On July 24, the OFAC released a settlement agreement with a large bank to resolve apparent violations of narcotics sanctions regulations. The settlement agreement states that during separate periods from September 2005 through March 2009, the bank allowed transactions to be processed for certain individuals designated under the narcotics sanctions regulations, and failed to timely file blocked property reports regarding accounts owned by other designated individuals. The bank did not admit to any allegation made or implied by the apparent violations, but agreed to pay approximately $16.5 million to resolve the matter. The agreement explains that most of the apparent violations were disclosed by the bank to OFAC as a result of remedial action designed to correct a screening deficiency giving rise to the apparent violations, but that such disclosures do not qualify as voluntarily self-disclosed to OFAC within the meaning of OFAC’s Economic Sanctions Enforcement Guidelines because they were substantially similar to apparent violations of which OFAC already was aware.
On June 5, the Treasury Department’s Office of Foreign Assets Controls (OFAC) announced a Dutch aerospace firm has agreed to pay $21 million to resolve allegations that the company violated U.S. sanctions on Iran and Sudan. OFAC alleged that from 2005 to 2010, the company indirectly exported or re-exported aircraft spare parts to Iranian or Sudanese customers, which the company either specifically procured from or had repaired in the United States, and required the issuance of a license by a federal agency at the time of shipment. The company self-reported 1,112 apparent violations of the Iranian Transactions and Sanctions Regulations, and 41 apparent violations of the Sudanese Sanctions Regulations. The settlement includes the payment of a $10.5 million civil penalty to OFAC and the Department of Commerce’s Bureau of Industry and Security, a forfeiture of an additional $10.5 million pursuant to a deferred prosecution agreement reached with the DOJ, and the acceptance of responsibility for its alleged criminal conduct. OFAC stated that the base penalty for the alleged violations was over $145 million, however it agreed to a lower settlement after considering that the company self-disclosed the violations and the company: (i) had no OFAC sanctions history in the five years preceding the date of the earliest of the alleged violations; (ii) adopted new and more effective internal controls and procedures, and (iii) provided substantial cooperation during the investigation.

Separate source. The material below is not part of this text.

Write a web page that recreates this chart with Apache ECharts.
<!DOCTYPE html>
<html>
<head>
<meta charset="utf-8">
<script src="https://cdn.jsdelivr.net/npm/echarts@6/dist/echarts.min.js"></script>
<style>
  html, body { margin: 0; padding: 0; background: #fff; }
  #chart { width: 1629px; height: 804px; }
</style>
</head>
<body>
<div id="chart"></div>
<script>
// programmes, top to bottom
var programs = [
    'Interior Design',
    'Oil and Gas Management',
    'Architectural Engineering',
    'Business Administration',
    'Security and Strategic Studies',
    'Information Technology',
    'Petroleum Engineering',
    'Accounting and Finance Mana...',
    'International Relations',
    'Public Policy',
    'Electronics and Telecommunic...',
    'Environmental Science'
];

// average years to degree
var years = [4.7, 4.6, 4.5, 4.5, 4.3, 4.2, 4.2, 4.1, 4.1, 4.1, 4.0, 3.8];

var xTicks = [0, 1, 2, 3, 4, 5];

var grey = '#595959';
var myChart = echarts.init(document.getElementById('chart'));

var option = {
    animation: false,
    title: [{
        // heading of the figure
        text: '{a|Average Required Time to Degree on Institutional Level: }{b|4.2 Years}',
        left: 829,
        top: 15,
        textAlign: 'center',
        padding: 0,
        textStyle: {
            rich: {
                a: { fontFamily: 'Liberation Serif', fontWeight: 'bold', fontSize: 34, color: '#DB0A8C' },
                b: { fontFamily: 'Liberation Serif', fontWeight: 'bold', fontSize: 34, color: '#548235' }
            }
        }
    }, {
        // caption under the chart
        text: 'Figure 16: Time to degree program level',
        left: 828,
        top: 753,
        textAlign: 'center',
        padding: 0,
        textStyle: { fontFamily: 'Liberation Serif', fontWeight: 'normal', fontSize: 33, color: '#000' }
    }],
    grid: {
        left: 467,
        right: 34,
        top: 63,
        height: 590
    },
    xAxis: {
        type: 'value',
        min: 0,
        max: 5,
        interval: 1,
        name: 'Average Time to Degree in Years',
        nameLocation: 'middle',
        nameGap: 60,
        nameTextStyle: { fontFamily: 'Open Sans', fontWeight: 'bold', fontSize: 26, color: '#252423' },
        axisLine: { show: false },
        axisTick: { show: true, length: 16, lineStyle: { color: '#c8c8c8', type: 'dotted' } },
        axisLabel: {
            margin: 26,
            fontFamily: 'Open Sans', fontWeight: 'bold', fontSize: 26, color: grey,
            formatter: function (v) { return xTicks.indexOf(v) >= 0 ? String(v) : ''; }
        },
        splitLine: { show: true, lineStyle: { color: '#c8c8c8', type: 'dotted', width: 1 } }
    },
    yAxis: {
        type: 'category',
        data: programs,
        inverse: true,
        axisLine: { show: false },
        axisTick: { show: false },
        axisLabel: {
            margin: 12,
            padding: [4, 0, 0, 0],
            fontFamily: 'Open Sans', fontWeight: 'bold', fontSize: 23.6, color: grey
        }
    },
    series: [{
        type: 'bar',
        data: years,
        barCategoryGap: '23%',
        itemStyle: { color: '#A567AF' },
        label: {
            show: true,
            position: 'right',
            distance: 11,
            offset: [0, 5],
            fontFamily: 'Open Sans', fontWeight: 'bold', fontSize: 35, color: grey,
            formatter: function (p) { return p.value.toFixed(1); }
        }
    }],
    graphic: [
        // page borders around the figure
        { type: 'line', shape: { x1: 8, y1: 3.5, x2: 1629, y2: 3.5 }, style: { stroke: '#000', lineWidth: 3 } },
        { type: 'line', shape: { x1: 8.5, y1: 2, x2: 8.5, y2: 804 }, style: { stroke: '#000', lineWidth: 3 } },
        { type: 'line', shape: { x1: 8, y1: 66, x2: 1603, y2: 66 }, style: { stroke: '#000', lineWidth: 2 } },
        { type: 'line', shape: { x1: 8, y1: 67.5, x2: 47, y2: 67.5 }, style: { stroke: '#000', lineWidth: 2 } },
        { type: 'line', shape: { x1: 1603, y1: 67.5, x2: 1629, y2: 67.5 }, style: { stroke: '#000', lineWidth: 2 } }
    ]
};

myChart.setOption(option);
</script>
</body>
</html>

On May 8, OFAC released enforcement information regarding “apparent violations” of the Cuban Assets Control Regulations by Canadian subsidiaries of a U.S. insurance company. The U.S. company self-reported 3,560 apparent violations that occurred between January 2006, and March 2009, and agreed to remit $279,038 to settle potential civil liability. OFAC stated that over a more than three-year period two Canadian subsidiaries issued or renewed property and casualty insurance policies that insured Cuban risks of a Canadian company, and that one of the subsidiaries maintained a D&O liability insurance policy that insured certain directors and officers of three Cuban joint venture partners of a Canadian corporation. Separately, another subsidiary sold, renewed, or maintained in force individual or annual multi-trip travel insurance policies in which the insured identified Cuba as the travel destination. The civil penalty reflects OFAC’s balancing of aggravating and mitigating factors, including the actual knowledge of the company and certain members of management of the violative conduct; and the company’s self-disclosure, cooperation, and advance remediation.

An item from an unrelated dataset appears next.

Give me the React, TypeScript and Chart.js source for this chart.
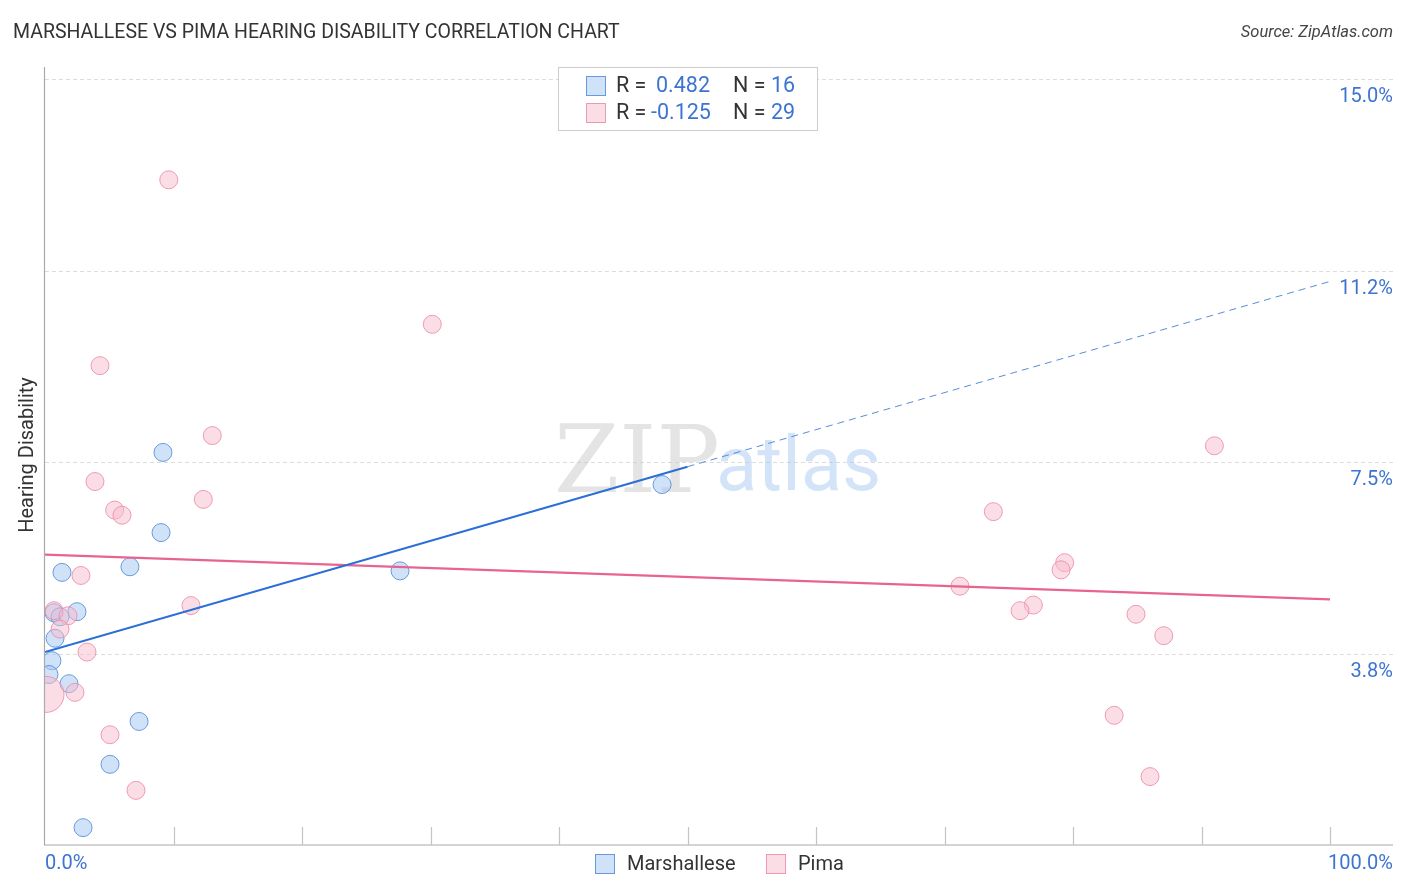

On May 8, OFAC issued regulations to implement recent Executive Orders establishing sanctions against Russian individuals and entities related to the situation in Ukraine. The Ukraine-Related Sanctions Regulations, 31 C.F.R. Part 589, implement Executive Order 13660 of March 6, 2014, Executive Order 13661 of March 17, 2014, and Executive Order 13662 of March 20, 2014. Consistent with its prior practice, OFAC published the regulations in abbreviated form and plans to provide a more comprehensive set of regulations, which may include additional interpretive and definitional guidance and additional general licenses and statements of licensing policy.

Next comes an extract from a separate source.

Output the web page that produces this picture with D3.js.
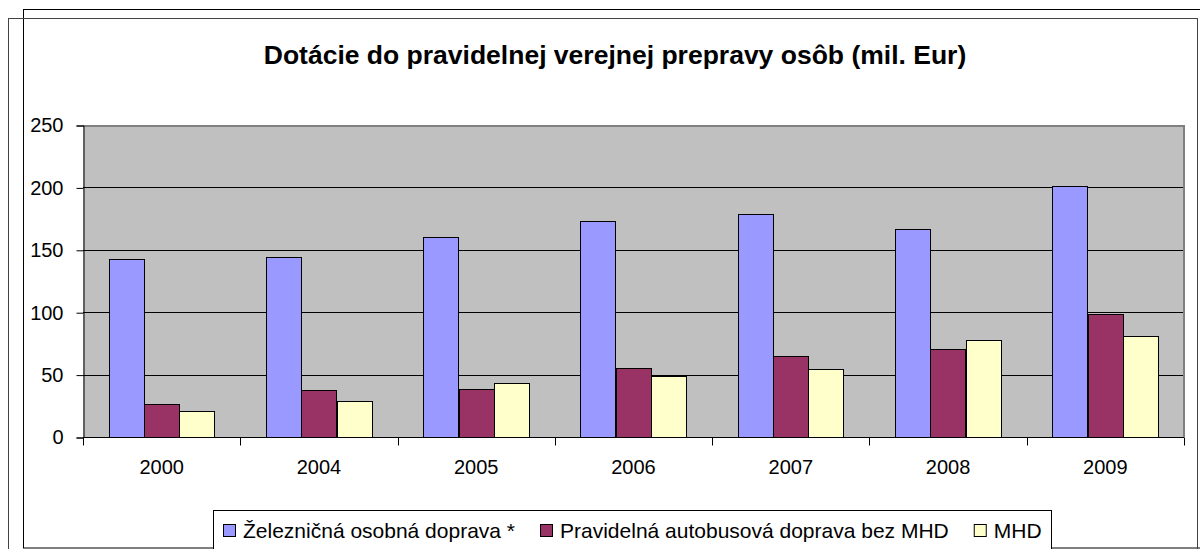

On April 28, the Treasury Department announced additional sanctions in response to developments in Ukraine by designating seven Russian government officials and 17 entities, including numerous financial institutions, pursuant to Executive Order 13661. That order authorizes sanctions on, among others, officials of the Russian Government and any individual or entity that is owned or controlled by, that has acted for or on behalf of, or that has provided material or other support to, a senior Russian government official. The designated individuals will be subject to an asset freeze and a U.S. visa ban, and the companies will be subject to an asset freeze. In addition, the Department of Commerce imposed additional restrictions on 13 of the companies by imposing a license requirement with a presumption of denial for the export, re-export or other foreign transfer of U.S.-origin items to the companies. Further, the Departments of Commerce and State tightened review of export license applications for any high-technology items that could contribute to Russia’s military capabilities, and plan to revoke any existing export licenses that meet the tightened conditions.
On April 18, OFAC announced that a privately held travel services provider based in the Netherlands but majority-owned by U.S. persons agreed to pay nearly $6 million to resolve allegations that over a roughly six-year period the company’s business units mostly outside the U.S. provided services related to travel to or from Cuba, which assisted 44,430 persons. OFAC states that such business activities constitute alleged violations of the Cuban Assets Control Regulations. The company voluntarily self-disclosed the alleged violations to OFAC, the vast majority of which occurred prior to such disclosure. OFAC claims that the company (i) failed to exercise a minimal degree of caution or care regarding its obligations to comply with OFAC sanctions against Cuba by processing unauthorized travel related transactions for more than four years before recognizing that it was subject to U.S. jurisdiction; (ii) processed a high volume of transactions and assisted a large number of travelers, which caused significant harm to the objectives of the Cuban Assets Control Regulations; and (iii) failed to implement an adequate compliance program. OFAC’s Cuba Penalty Schedule sets a base penalty for the alleged violations at $11,093,500, which was reduced given that (i) the conduct at issue was the company’s “first violation”; (ii) the company provided substantial cooperation during OFAC’s investigation of the alleged violations, including by agreeing to toll the statute of limitations and by providing OFAC with detailed and well-organized documents and information; and (iii) the company already has taken significant remedial action in response to the alleged violations.
This week, President Obama issued two new Executive Orders, one on March 17 and another on March 20, authorizing the Treasury Department to impose sanctions on (i) current and former Russian and Ukrainian officials; (ii) a Russian bank; (iii) any individual or entity that operates in the Russian arms industry; and (iv) any individual or entity determined to be owned or controlled by, to act on behalf of, or provide material or other support to, any senior Russian government official or blocked person. Concurrent with each executive order, OFAC added (on March 17 and March 20) numerous current and former Ukrainian and Russian officials to its list of Specially Designated Nationals and Blocked Persons. These latest actions expand on the President’s initial March 6 Executive Order authorizing sanctions in response to Russia’s recent actions related to Ukraine, which the Obama Administration has characterized as threatening Ukraine’s democratic processes and institutions, sovereignty, territorial integrity, and assets. Generally, the orders exclude the designated persons and entities from the U.S. financial system and block the designated persons’ and entities’ access to property and interests in property that are within the U.S. As a result, U.S. banking institutions are required to block the financial assets of the designated individuals and entities and report such blocked property to OFAC within 10 business days. The orders and sanctions are the beginning stages of a potential extended sanctions framework involving Russian officials and businesses.